Biological mechanism passes on long-term epigenetic 'memories'

According to epigenetics -- the study of inheritable changes in gene expression not directly coded in our DNA -- our life experiences may be passed on to our children and our children's children. Studies on survivors of traumatic events have suggested that exposure to stress may indeed have lasting effects on subsequent generations. But how exactly are these genetic "memories" passed on?

A new Tel Aviv University study pinpoints the precise mechanism that turns the inheritance of environmental influences "on" and "off." The research, published last week in Cell and led by Dr. Oded Rechavi and his group from TAU's Faculty of Life Sciences and Sagol School of Neuroscience, reveals the rules that dictate which epigenetic responses will be inherited, and for how long.

"Until now, it has been assumed that a passive dilution or decay governs the inheritance of epigenetic responses," Dr. Rechavi said. "But we showed that there is an active process that regulates epigenetic inheritance down through generations."

Passing stress from one generation to the next

Researchers have been preoccupied with how the effects of stress, trauma, and other environmental exposures are passed from one generation to the next for years.

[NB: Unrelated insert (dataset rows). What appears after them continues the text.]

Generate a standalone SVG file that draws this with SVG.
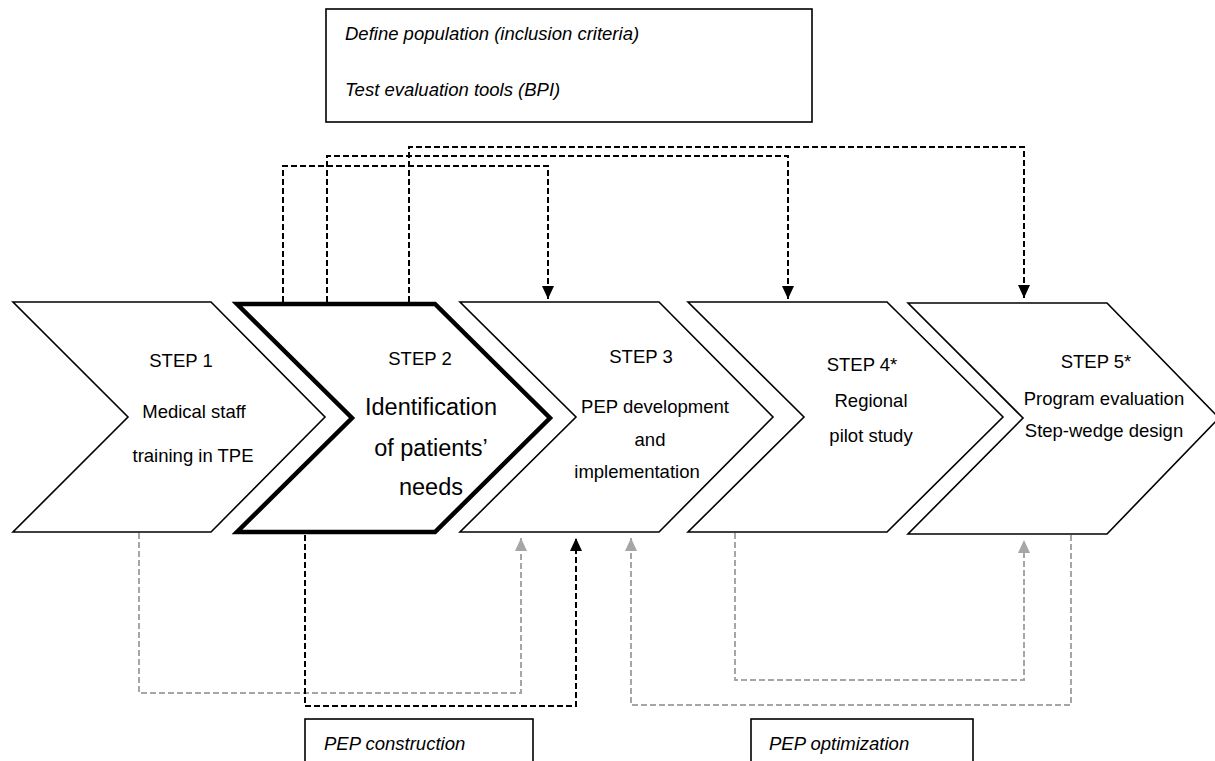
<svg xmlns="http://www.w3.org/2000/svg" width="1215" height="761" viewBox="0 0 1215 761">
<style>
  .chev { fill: #ffffff; stroke: #000000; stroke-width: 1.6; stroke-linejoin: miter; }
  .chev-bold { fill: #ffffff; stroke: #000000; stroke-width: 4.5; stroke-linejoin: miter; }
  .box { fill: #ffffff; stroke: #000000; stroke-width: 1.6; }
  .t { font-family: "Liberation Sans", Arial, sans-serif; font-size: 18.5px; fill: #000000; text-anchor: middle; }
  .big { font-size: 23.5px; }
  .it { font-family: "Liberation Sans", Arial, sans-serif; font-size: 18.5px; font-style: italic; fill: #000000; }
  .dk { fill: none; stroke: #000000; stroke-width: 2; stroke-dasharray: 6 3; }
  .gr { fill: none; stroke: #a6a6a6; stroke-width: 2; stroke-dasharray: 6 3; }
</style>
<defs>
  <marker id="ab" viewBox="0 0 13 12" refX="13" refY="6" markerWidth="13" markerHeight="12" markerUnits="userSpaceOnUse" orient="auto">
    <path d="M0,0 L13,6 L0,12 z" fill="#000000"/>
  </marker>
  <marker id="ag" viewBox="0 0 13 12" refX="13" refY="6" markerWidth="13" markerHeight="12" markerUnits="userSpaceOnUse" orient="auto">
    <path d="M0,0 L13,6 L0,12 z" fill="#a6a6a6"/>
  </marker>
</defs>

<g id="top-box">
  <rect class="box" x="326" y="9" width="486" height="113"/>
  <text class="it" x="345" y="40">Define population (inclusion criteria)</text>
  <text class="it" x="345" y="96">Test evaluation tools (BPI)</text>
</g>

<g id="step1">
  <polygon class="chev" points="13,302 211,302 325,417 211,532 13,532 128,417"/>
  <text class="t" x="181" y="367">STEP 1</text>
  <text class="t" x="194" y="418">Medical staff</text>
  <text class="t" x="193" y="462">training in TPE</text>
</g>

<g id="step2">
  <polygon class="chev-bold" points="237,304 435,304 550,418 435,532 237,532 352,418"/>
  <text class="t" x="420" y="365">STEP 2</text>
  <text class="t big" x="431" y="415">Identification</text>
  <text class="t big" x="431" y="456">of patients’</text>
  <text class="t big" x="431" y="495">needs</text>
</g>

<g id="step3">
  <polygon class="chev" points="460,302 659,302 773,417 659,532 460,532 576,417"/>
  <text class="t" x="641" y="363">STEP 3</text>
  <text class="t" x="655" y="413">PEP development</text>
  <text class="t" x="650" y="446">and</text>
  <text class="t" x="637" y="478">implementation</text>
</g>

<g id="step4">
  <polygon class="chev" points="688,302 887,302 1003,417 887,532 688,532 804,417"/>
  <text class="t" x="862" y="371">STEP 4*</text>
  <text class="t" x="871" y="407">Regional</text>
  <text class="t" x="871" y="442">pilot study</text>
</g>

<g id="step5">
  <polygon class="chev" points="908,303 1107,303 1219,418 1107,534 908,534 1023,418"/>
  <text class="t" x="1096" y="368">STEP 5*</text>
  <text class="t" x="1104" y="405">Program evaluation</text>
  <text class="t" x="1104" y="437">Step-wedge design</text>
</g>

<g id="box-construction">
  <rect class="box" x="305" y="719" width="228" height="60"/>
  <text class="it" x="324" y="750">PEP construction</text>
</g>

<g id="box-optimization">
  <rect class="box" x="751" y="719" width="222" height="60"/>
  <text class="it" x="769" y="750">PEP optimization</text>
</g>

<g id="connectors">
  <path class="dk" d="M283,302 V166 H548 V299" marker-end="url(#ab)"/>
  <path class="dk" d="M327,302 V156 H788 V299" marker-end="url(#ab)"/>
  <path class="dk" d="M409,302 V147 H1024 V298" marker-end="url(#ab)"/>
  <path class="gr" d="M139,533 V693 H521 V538" marker-end="url(#ag)"/>
  <path class="dk" d="M305,535 V706 H576 V538" marker-end="url(#ab)"/>
  <path class="gr" d="M1071,535 V705 H631 V538" marker-end="url(#ag)"/>
  <path class="gr" d="M735,533 V680 H1024 V540" marker-end="url(#ag)"/>
</g>
</svg>
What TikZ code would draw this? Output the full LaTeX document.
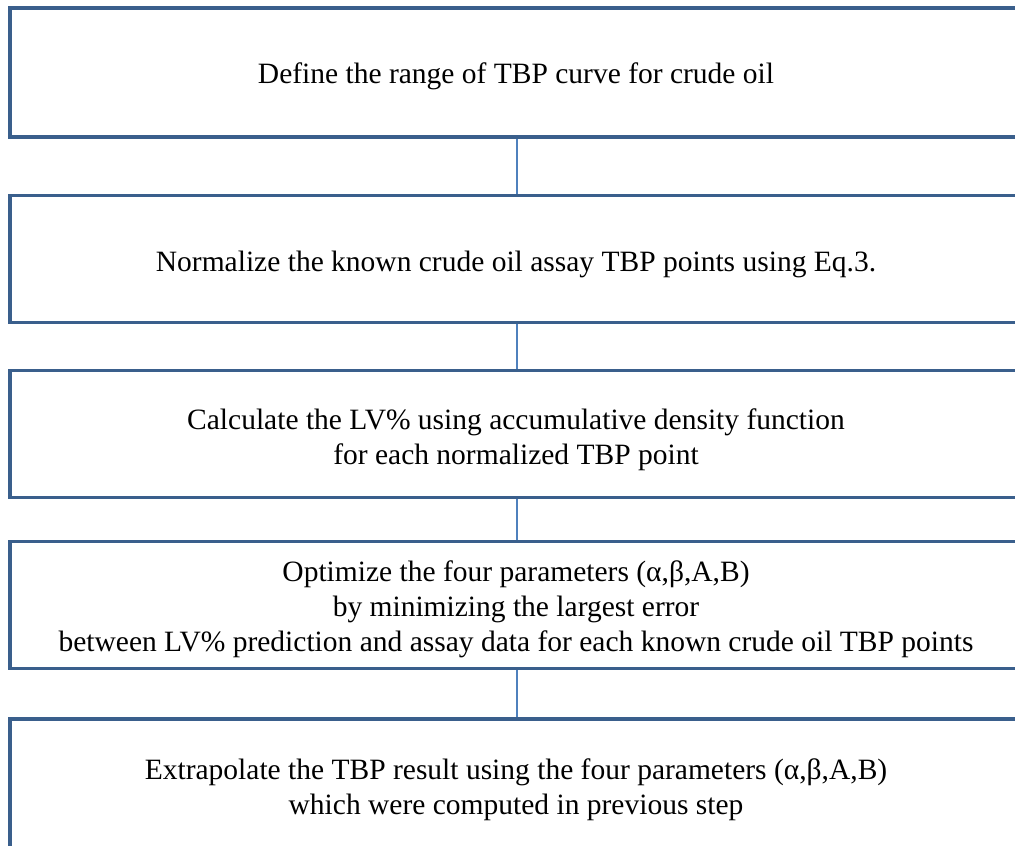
\documentclass[tikz,border=0pt]{standalone}
\usepackage{fontspec}
\setmainfont{Liberation Serif}
\definecolor{boxblue}{RGB}{58,95,140}
\definecolor{linkblue}{RGB}{79,129,189}
\begin{document}
\begin{tikzpicture}[x=1pt,y=-1pt,
  stepbox/.style={draw=boxblue, line width=3.6pt, fill=white, inner sep=0pt,
    minimum width=1014pt},
  steptext/.style={inner sep=0pt, align=center,
    font=\fontsize{29.5}{35}\selectfont},
  link/.style={draw=linkblue, line width=2pt}]
\useasboundingbox (0,0) rectangle (1015,846);
\node[stepbox, minimum height=129pt] (b1) at (517,72.5) {};
\node[stepbox, minimum height=127pt] (b2) at (517,259) {};
\node[stepbox, minimum height=127pt] (b3) at (517,434) {};
\node[stepbox, minimum height=127pt] (b4) at (517,605) {};
\node[stepbox, minimum height=134pt] (b5) at (517,786) {};
\node[steptext] (t1) at (516,76) {Define the range of TBP curve for crude oil};
\node[steptext] (t2) at (516,264) {Normalize the known crude oil assay TBP points using Eq.3.};
\node[steptext] (t3) at (516,440) {Calculate the LV\% using accumulative density function\\for each normalized TBP point};
\node[steptext] (t4) at (516,609) {Optimize the four parameters (α,β,A,B)\\by minimizing the largest error\\between LV\% prediction and assay data for each known crude oil TBP points};
\node[steptext] (t5) at (516,790) {Extrapolate the TBP result using the four parameters (α,β,A,B)\\which were computed in previous step};
\draw[link] (b1.south) -- (b2.north);
\draw[link] (b2.south) -- (b3.north);
\draw[link] (b3.south) -- (b4.north);
\draw[link] (b4.south) -- (b5.north);
\end{tikzpicture}
\end{document}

Small RNA molecules -- short sequences of RNA that regulate the expression of genes -- are among the key factors involved in mediating this kind of inheritance. Dr. Rechavi and his team had previously identified a "small RNA inheritance" mechanism through which RNA molecules produced a response to the needs of specific cells and how they were regulated between generations.

"We previously showed that worms inherited small RNAs following the starvation and viral infections of their parents. These small RNAs helped prepare their offspring for similar hardships," Dr. Rechavi said. "We also identified a mechanism that amplified heritable small RNAs across generations, so the response was not diluted. We found that enzymes called RdRPs are required for re-creating new small RNAs to keep the response going in subsequent generations."

Most inheritable epigenetic responses in C.elegans worms were found to persist for only a few generations. This created the assumption that epigenetic effects simply "petered out" over time, through a process of dilution or decay.

"But this assumption ignored the possibility that this process doesn't simply die out but is regulated instead," said Dr. Rechavi, who in this study treated C.elegans worms with small RNAs that target the GFP (green fluorescent protein), a reporter gene commonly used in experiments. "By following heritable small RNAs that regulated GFP -- that 'silenced' its expression -- we revealed an active, tuneable inheritance mechanism that can be turned 'on' or 'off.'"

The scientists discovered that specific genes, which they named "MOTEK" (Modified Transgenerational Epigenetic Kinetics), were involved in turning on and off epigenetic transmissions.

"We discovered how to manipulate the transgenerational duration of epigenetic inheritance in worms by switching 'on' and 'off' the small RNAs that worms use to regulate genes," said Dr. Rechavi. "These switches are controlled by a feedback interaction between gene-regulating small RNAs, which are inheritable, and the MOTEK genes that are required to produce and transmit these small RNAs across generations.

"The feedback determines whether epigenetic memory will continue to the progeny or not, and how long each epigenetic response will last."

A comprehensive theory of heredity?

Although their research was conducted on worms, the team believes that understanding the principles that control the inheritance of epigenetic information is crucial for constructing a comprehensive theory of heredity for all organisms, humans included.

"We are now planning to study the MOTEK genes to know exactly how these genes affect the duration of epigenetic effects," said Leah Houri-Zeevi, a PhD student in Dr. Rechavi's lab and first author of the paper. "Moreover, we are planning to examine whether similar mechanisms exist in humans."